Во всех трех комнатах попахивало плесенью, озеленившей вату, которой для тепла были проложены стыки между бревнами стен. Пахло керосином от примуса, жаром и углями от русской печки, немножко помоями от мусорного ведра, иногда вкусным клюквенным морсом. Его делала тетя Лера и ставила трехлитровый стеклянный баллон с этим чудесным напитком на одно и то же место посередь кухонного стола.
Надо было так случиться, что тете понадобилось сделать раствор марганцовки для каких-то хозяйственных или медицинских целей. Приготовив раствор, удивительно похожий на клюквенный морс, в такой же банке, тетя поставила его точно на то же место, куда раньше ставила и морс.
К вечеру в дом, энергично отдуваясь от свирепого мороза, ввалился дядя Валя. По привычке хватил он «морсику» прямо из банки и взвыл дурным голосом: «Лерка! Та-та-та! Ты чего, с ума сошла, та-та-та? Я так себе кишки сожгу!».
Тетя, конечно, была не права. Нечто подобное много лет спустя проделала моя жена, поставившая на привычное место в холодильнике противную кефирную закваску вместо кефира. В Индии в те годы ничего кисломолочного нельзя было достать ни за какие деньги, и потому закваска, привезенная из Москвы, ценилась моей Натальей на вес золота. Я с трудом проглотил «кефирчик», отметив про себя, что он тянется на этот раз как сопля через забор. Отчаявшись найти драгоценную закваску, жена устроила мне пристрастный допрос, итогом которого был крепкий встречный бой, хотя до форменной драки дело не дошло, и хорошо!

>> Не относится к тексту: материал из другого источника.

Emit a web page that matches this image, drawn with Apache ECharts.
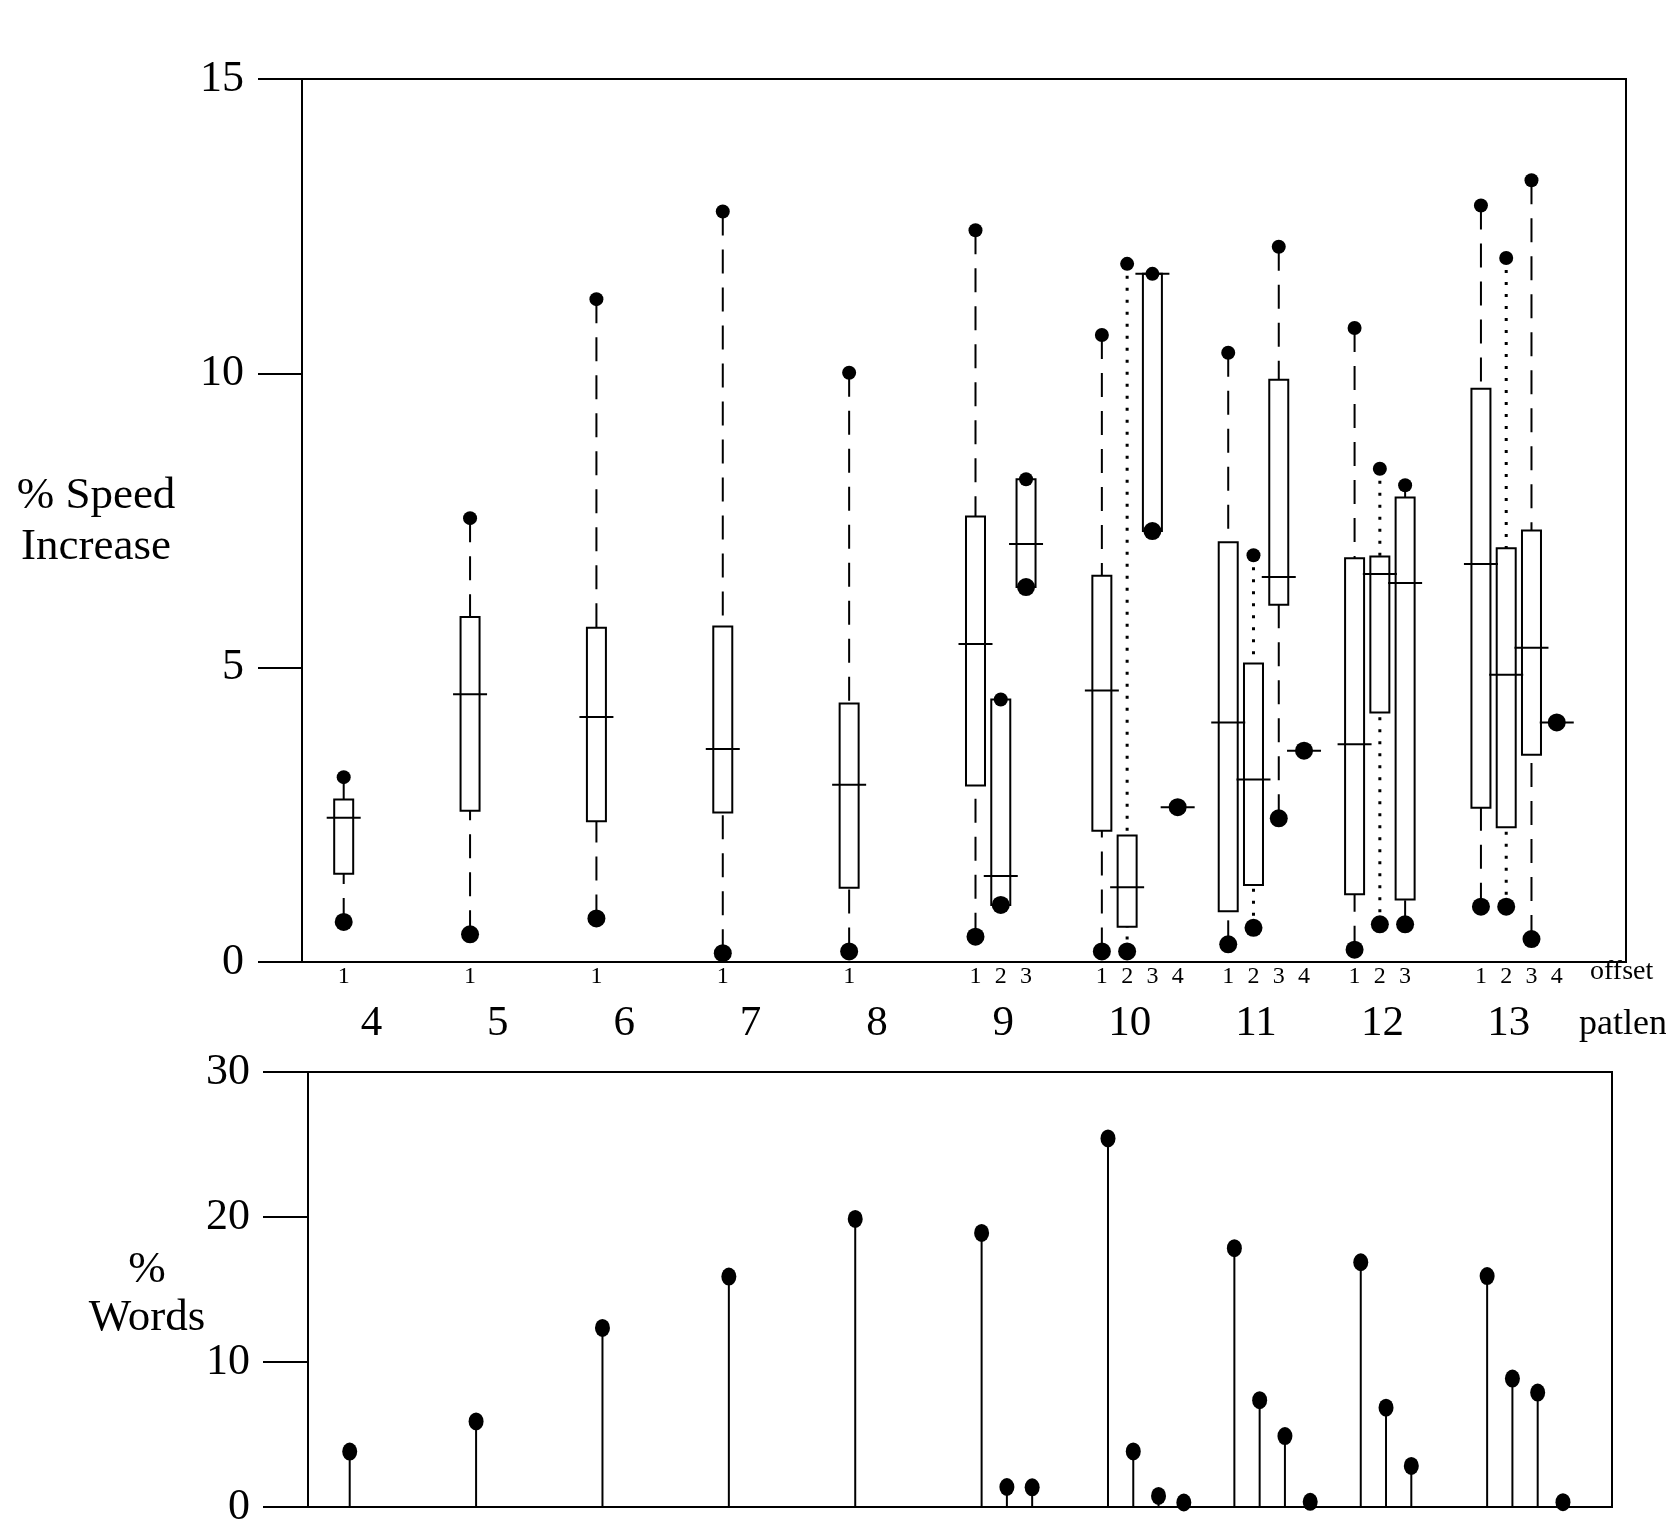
<!DOCTYPE html>
<html><head><meta charset="utf-8">
<script src="https://cdn.jsdelivr.net/npm/echarts@6/dist/echarts.min.js"></script>
<style>html,body{margin:0;padding:0;background:#fff}#c{width:1666px;height:1530px}</style>
</head><body><div id="c"></div>
<script>
// ---- data ----
const groups   = [4,5,6,7,8,9,10,11,12,13];
const patlen   = [4,5,6,7,8,9,9,9,10,10,10,10,11,11,11,11,12,12,12,13,13,13,13];
const offset   = [1,1,1,1,1,1,2,3,1,2,3,4,1,2,3,4,1,2,3,1,2,3,4];
const speedMin = [0.68,0.47,0.74,0.15,0.18,0.43,0.97,6.37,0.18,0.18,7.32,2.63,0.30,0.58,2.44,3.59,0.21,0.64,0.64,0.94,0.94,0.39,4.07];
const speedQ1  = [1.50,2.57,2.39,2.54,1.26,3.00,0.97,6.37,2.23,0.60,7.32,2.63,0.86,1.31,6.07,3.59,1.15,4.24,1.06,2.62,2.29,3.52,4.07];
const speedMed = [2.45,4.55,4.16,3.62,3.01,5.40,1.46,7.10,4.61,1.27,11.69,2.63,4.07,3.10,6.54,3.59,3.70,6.59,6.44,6.76,4.88,5.34,4.07];
const speedQ3  = [2.76,5.86,5.68,5.70,4.39,7.57,4.46,8.20,6.56,2.15,11.69,2.63,7.13,5.07,9.89,3.59,6.86,6.89,7.89,9.74,7.03,7.33,4.07];
const speedMax = [3.14,7.54,11.26,12.75,10.01,12.43,4.46,8.20,10.65,11.86,11.69,2.63,10.35,6.91,12.15,3.59,10.77,8.38,8.10,12.85,11.96,13.28,4.07];
const wordsPct = [3.82,5.90,12.35,15.89,19.87,18.90,1.38,1.36,25.42,3.83,0.76,0.31,17.85,7.37,4.89,0.36,16.88,6.85,2.83,15.93,8.86,7.89,0.33];
const speedTicks = [0,5,10,15];
const wordsTicks = [0,10,20,30];

// ---- derived tables ----
const xpos = patlen.map((g,i)=> 5*(g-4) + offset[i] - 1);
const boxData = xpos.map((x,i)=>[x, speedMin[i], speedQ1[i], speedMed[i], speedQ3[i], speedMax[i], offset[i]]);
const wordsData = xpos.map((x,i)=>[x, wordsPct[i]]);
const offsetLabel = {}; xpos.forEach((x,i)=>{ offsetLabel[x.toFixed(2)] = String(offset[i]); });
const groupPos = groups.map(g=> 5*(g-4) + 1.1);
const groupLabel = {}; groupPos.forEach((p,i)=>{ groupLabel[p.toFixed(2)] = String(groups[i]); });

const FONT = 'Liberation Serif';
const K = '#000';

function renderBox(params, api){
  const x = api.value(0), mn = api.value(1), q1 = api.value(2), md = api.value(3), q3 = api.value(4), mx = api.value(5), off = api.value(6);
  const pMin = api.coord([x,mn]), pQ1 = api.coord([x,q1]), pMd = api.coord([x,md]), pQ3 = api.coord([x,q3]), pMax = api.coord([x,mx]);
  const cx = pMd[0], bw = 19, mw = 34;
  const ch = [];
  const dotted = off === 2;
  const wStyle = dotted ? {stroke:K, lineWidth:3, lineDash:[3,9]} : {stroke:K, lineWidth:2, lineDash:[24,14]};
  if (mx === mn) {
    ch.push({type:'line', shape:{x1:cx-mw/2, y1:pMd[1], x2:cx+mw/2, y2:pMd[1]}, style:{stroke:K, lineWidth:2}});
    ch.push({type:'circle', shape:{cx:cx, cy:pMd[1], r:9}, style:{fill:K}});
    return {type:'group', children:ch};
  }
  if (pQ3[1] - pMax[1] > 2) ch.push({type:'line', shape:{x1:cx, y1:pMax[1], x2:cx, y2:pQ3[1]}, style:wStyle});
  if (pMin[1] - pQ1[1] > 2) ch.push({type:'line', shape:{x1:cx, y1:pMin[1], x2:cx, y2:pQ1[1]}, style:wStyle});
  ch.push({type:'rect', shape:{x:cx-bw/2, y:pQ3[1], width:bw, height:pQ1[1]-pQ3[1]}, style:{fill:'none', stroke:K, lineWidth:2}});
  ch.push({type:'line', shape:{x1:cx-mw/2, y1:pMd[1], x2:cx+mw/2, y2:pMd[1]}, style:{stroke:K, lineWidth:2}});
  ch.push({type:'circle', shape:{cx:cx, cy:pMax[1], r:7}, style:{fill:K}});
  ch.push({type:'circle', shape:{cx:cx, cy:pMin[1], r:9}, style:{fill:K}});
  return {type:'group', children:ch};
}

function renderStem(params, api){
  const x = api.value(0), v = api.value(1);
  const p0 = api.coord([x,0]), p1 = api.coord([x,v]);
  return {type:'line', shape:{x1:p0[0], y1:p0[1], x2:p1[0], y2:p1[1]}, style:{stroke:K, lineWidth:2}};
}

const chart = echarts.init(document.getElementById('c'), null, {renderer:'canvas', width:1666, height:1530});
const xLine = {show:true, onZero:false, lineStyle:{color:K, width:2}};
const yLine = {show:true, onZero:false, lineStyle:{color:K, width:2}};
chart.setOption({
  animation:false,
  backgroundColor:'#fff',
  grid:[
    {left:302, top:79, width:1324, height:883, show:true, borderColor:K, borderWidth:2, containLabel:false},
    {left:308, top:1072, width:1304, height:435, show:true, borderColor:K, borderWidth:2, containLabel:false}
  ],
  xAxis:[
    {type:'value', gridIndex:0, min:-1.65, max:50.74, position:'bottom',
     axisLine:xLine, axisTick:{show:false}, splitLine:{show:false},
     axisLabel:{show:true, customValues:xpos, margin:3, fontFamily:FONT, fontSize:24, color:K,
       formatter:v=> offsetLabel[Number(v).toFixed(2)] || ''}},
    {type:'value', gridIndex:0, min:-1.65, max:50.74, position:'bottom',
     axisLine:{show:false, onZero:false}, axisTick:{show:false}, splitLine:{show:false},
     axisLabel:{show:true, customValues:groupPos, margin:40, fontFamily:FONT, fontSize:43, color:K,
       formatter:v=> groupLabel[Number(v).toFixed(2)] || ''}},
    {type:'value', gridIndex:1, min:-1.65, max:49.94, position:'bottom',
     axisLine:xLine, axisTick:{show:false}, splitLine:{show:false}, axisLabel:{show:false}}
  ],
  yAxis:[
    {type:'value', gridIndex:0, min:0, max:15, interval:5, position:'left',
     axisLine:yLine, axisTick:{show:true, length:44, lineStyle:{color:K, width:2}}, splitLine:{show:false},
     axisLabel:{margin:58, fontFamily:FONT, fontSize:44, color:K, formatter:v=> speedTicks.includes(v) ? String(v) : ''}},
    {type:'value', gridIndex:1, min:0, max:30, interval:10, position:'left',
     axisLine:yLine, axisTick:{show:true, length:45, lineStyle:{color:K, width:2}}, splitLine:{show:false},
     axisLabel:{margin:58, fontFamily:FONT, fontSize:44, color:K, formatter:v=> wordsTicks.includes(v) ? String(v) : ''}}
  ],
  series:[
    {type:'custom', xAxisIndex:0, yAxisIndex:0, renderItem:renderBox, data:boxData, clip:false, z:3},
    {type:'custom', xAxisIndex:2, yAxisIndex:1, renderItem:renderStem, data:wordsData, clip:false, z:3},
    {type:'scatter', xAxisIndex:2, yAxisIndex:1, data:wordsData, symbol:'circle', symbolSize:[15,18],
     itemStyle:{color:K, opacity:1}, z:4, silent:true}
  ],
  graphic:[
    {type:'text', x:96, y:522, style:{text:'% Speed\nIncrease', font:'45px "Liberation Serif"', fill:K, align:'center', verticalAlign:'middle', lineHeight:51}},
    {type:'text', x:147, y:1294, style:{text:'%\nWords', font:'45px "Liberation Serif"', fill:K, align:'center', verticalAlign:'middle', lineHeight:48}},
    {type:'text', x:1590, y:972, style:{text:'offset', font:'28px "Liberation Serif"', fill:K, align:'left', verticalAlign:'middle'}},
    {type:'text', x:1579, y:1025, style:{text:'patlen', font:'36px "Liberation Serif"', fill:K, align:'left', verticalAlign:'middle'}}
  ]
});
</script>
</body></html>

Неистребимо пахло кошками. Жили они у нас постоянно и, как правило, куда-то загадочно исчезали. Подозреваю, что их периодически отвозил на дальнюю помойку дядя Валя, по натуре слегка кошкофоб. Если ошибаюсь, то прости меня, дорогой дядя! Ничем мне эти кошки не запомнились, кроме одной Мурки, почти повторившей подвиг Жанны Д’Арк.
Обогревались мы большой русской печкой со всеми положенными ей вьюшками, кочергами и т. д. Печка затапливалась, делалось тепло и ласково, к людям выходила кошка, дрыхавшая до того весь день по случаю холодной погоды, здоровалась и так далее. Как-то вечером, растопив печку, мы так и не увидели кошку, зато услышали ее отчаянные вопли, сначала мощные и убедительные, а потом все более слабые и жалкие, вплоть до последнего прощального мява.
Кошку все-таки успели спасти: она залезла погреться во вьюшку – это такая полость в два кирпича в верхней части печи, – кто-то прикрыл дверцу и развел снизу огонь. Так бы она и томилась до полной готовности, не вынь мы ее, несчастную, со свернувшимися в колечки усами и трещащей от жара шерстью.